Это мощное высказывание. Героическое высказывание. Кто способен повторить его честно и искренне? Кто хотя бы стремится к тому, чтобы произнести подобное? Ближе к концу книги Джеффрис рассказывает нам, как он снова и снова пытался облечь в слова овладевшие им мысли. Он постоянно терпел неудачу. И это неудивительно, поскольку то, что ему в конечном счете удалось дать нам, являет собой настоящий вызов мысли — при всей признаваемой им фрагментарности изложения. Он объясняет, каким образом — «при стечении счастливых обстоятельств» — начал (в 1880 году) и утверждает, что не сумел двинуться дальше кратких примечаний. «Даже тогда, — говорит он, — я не мог идти вперед, но примечания я сохранил (уничтожив все прежние, начальные варианты) и лишь позже, через два года приступил к этой книге». Он называет ее «не более чем фрагментом, причем фрагментом едва отделанным». Затем следует признание, которое я хочу выделить особо: «Если бы я не сделал книгу личной, то вряд ли сумел бы найти для нее хоть какую-то форму… Я даже слишком хорошо сознаю ее несовершенство, ибо уже семнадцать лет назад убедился в своей полной неспособности выразить главную идею моей жизни».

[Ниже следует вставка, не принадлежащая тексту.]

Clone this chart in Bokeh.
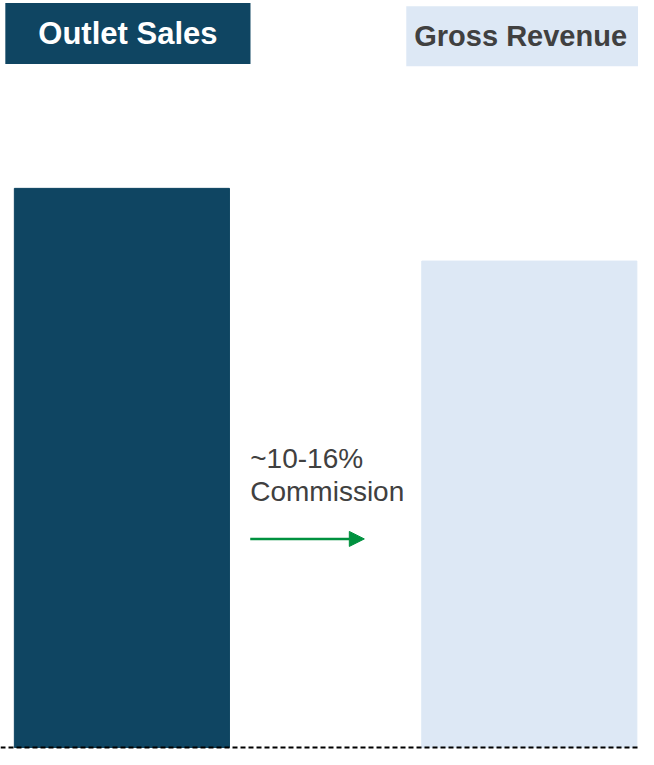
from bokeh.plotting import figure
from bokeh.models import ColumnDataSource, Range1d, Label, Span, Arrow, NormalHead
from bokeh.embed import file_html
from bokeh.resources import INLINE

# ---- data ----
categories = ["Outlet Sales", "Gross Revenue"]
values = [100, 87]
bar_colors = ["#0f4562", "#dde8f5"]
header_text_colors = ["#ffffff", "#404040"]
commission_text = "~10-16%\nCommission"

FONT = "Liberation Sans"

idx = list(range(len(categories)))
src = ColumnDataSource(dict(x=idx, top=values, color=bar_colors, cat=categories))

p = figure(width=638, height=749, output_backend="svg", toolbar_location=None,
           x_range=Range1d(-0.298, 1.268), y_range=Range1d(-0.36, 133.6),
           min_border=0, min_border_left=0, min_border_right=0,
           min_border_top=0, min_border_bottom=0)
p.axis.visible = False
p.grid.visible = False
p.outline_line_color = None
p.background_fill_color = "white"
p.border_fill_color = "white"

p.vbar(x="x", top="top", bottom=0, width=0.528, color="color", source=src)

# baseline
p.add_layout(Span(location=0, dimension="width", line_color="#000000",
                  line_width=2, line_dash="5 3"))

# header labels
p.add_layout(Label(x=idx[0], y=127.7, x_offset=6, text=categories[0],
                   text_align="center", text_baseline="middle",
                   text_font=FONT, text_font_size="31px", text_font_style="bold",
                   text_color=header_text_colors[0],
                   background_fill_color=bar_colors[0],
                   padding=dict(left=33, right=33, top=13, bottom=13)))
p.add_layout(Label(x=idx[1] - 0.302, y=127.2, text=categories[1],
                   text_align="left", text_baseline="middle",
                   text_font=FONT, text_font_size="29px", text_font_style="bold",
                   text_color=header_text_colors[1],
                   background_fill_color=bar_colors[1],
                   padding=dict(left=8, right=30, top=14, bottom=14)))

# commission annotation
p.add_layout(Label(x=0.315, y=54.5, text=commission_text,
                   text_align="left", text_baseline="top",
                   text_font=FONT, text_font_size="28px",
                   text_color="#404040", text_line_height=1.08))
p.add_layout(Arrow(x_start=0.315, y_start=37.3, x_end=0.595, y_end=37.3,
                   line_color="#00913f", line_width=2.5,
                   end=NormalHead(size=15, fill_color="#00913f", line_color="#00913f")))

open("out.html", "w").write(file_html(p, INLINE))
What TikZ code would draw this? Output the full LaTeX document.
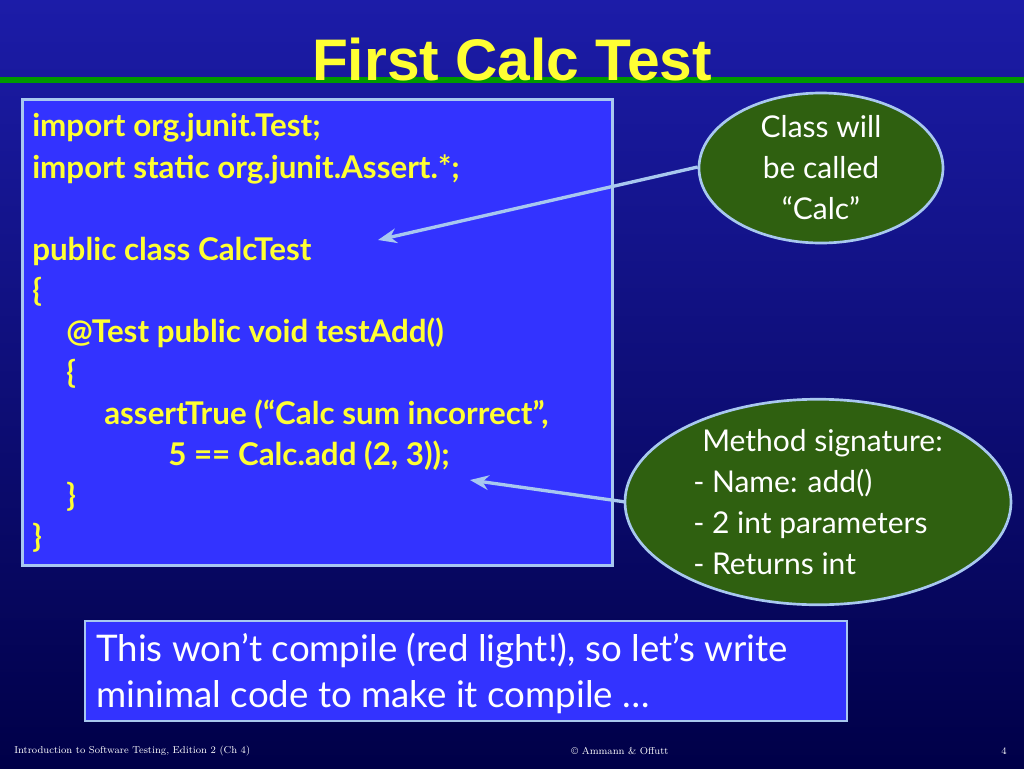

В этом же небольшом абзаце есть очень дорогое для меня утверждение — и его одного достаточно, чтобы заткнуть рот критикам. Говоря об ущербности слов, не способных выразить идеи — понимая под ними, конечно, те идеи, которые находятся за пределами обычных сфер мысли, пытаясь коротко сформулировать свое определение таких спорных понятий, как душа, молитва, бессмертие, и, признавая их по-прежнему неопределенными, он заключает: «Я должен позволить моей книге в итоге доверить ее собственный смысл».
Вероятно, ключом к этому поразительному сочинению служит следующая сентенция: «Ни одной моей мысли никогда не удавалось удовлетворить мою душу». История его жизни начинается поэтому с осознания духовного голода, с духовных поисков. Все предшествующее обратилось в ничто. «Начинай все заново. Иди прямо к солнцу, к необъятным силам вселенной, к неведомой Сущности. Будь выше бога, глубже, чем молитва, и открывай новый день». Так мог бы сказать Д. Г. Лоуренс. И я спрашиваю себя, читал ли Лоуренс Джеффриса. Сходство не только в мыслях, но также в расстановке акцентов и в ритме. Однако, когда мы сталкиваемся с такой повышенной чувствительностью к возможностям языка (по крайней мере английского), всякий раз мы имеем дело с оригинальным мыслителем. Иконоборцы всегда увещевают нас короткими, отрывистыми сентенциями. Они словно посылают нам телеграфное сообщение с какого-то удаленного, расположенного наверху почтового отделения. В этом состоит их разительное отличие от стиля пророков, которые всегда скорбят и плачут, угрожают и проклинают. Как бы там ни было, мы приходим в волнение независимо от того, соглашаемся с их требованиями или нет: ноги наши сами несут нас вперед, грудь вздымается, словно мы вдохнули большой глоток кислорода, взор устремляется ввысь, чтобы не пропустить ускользающее видение.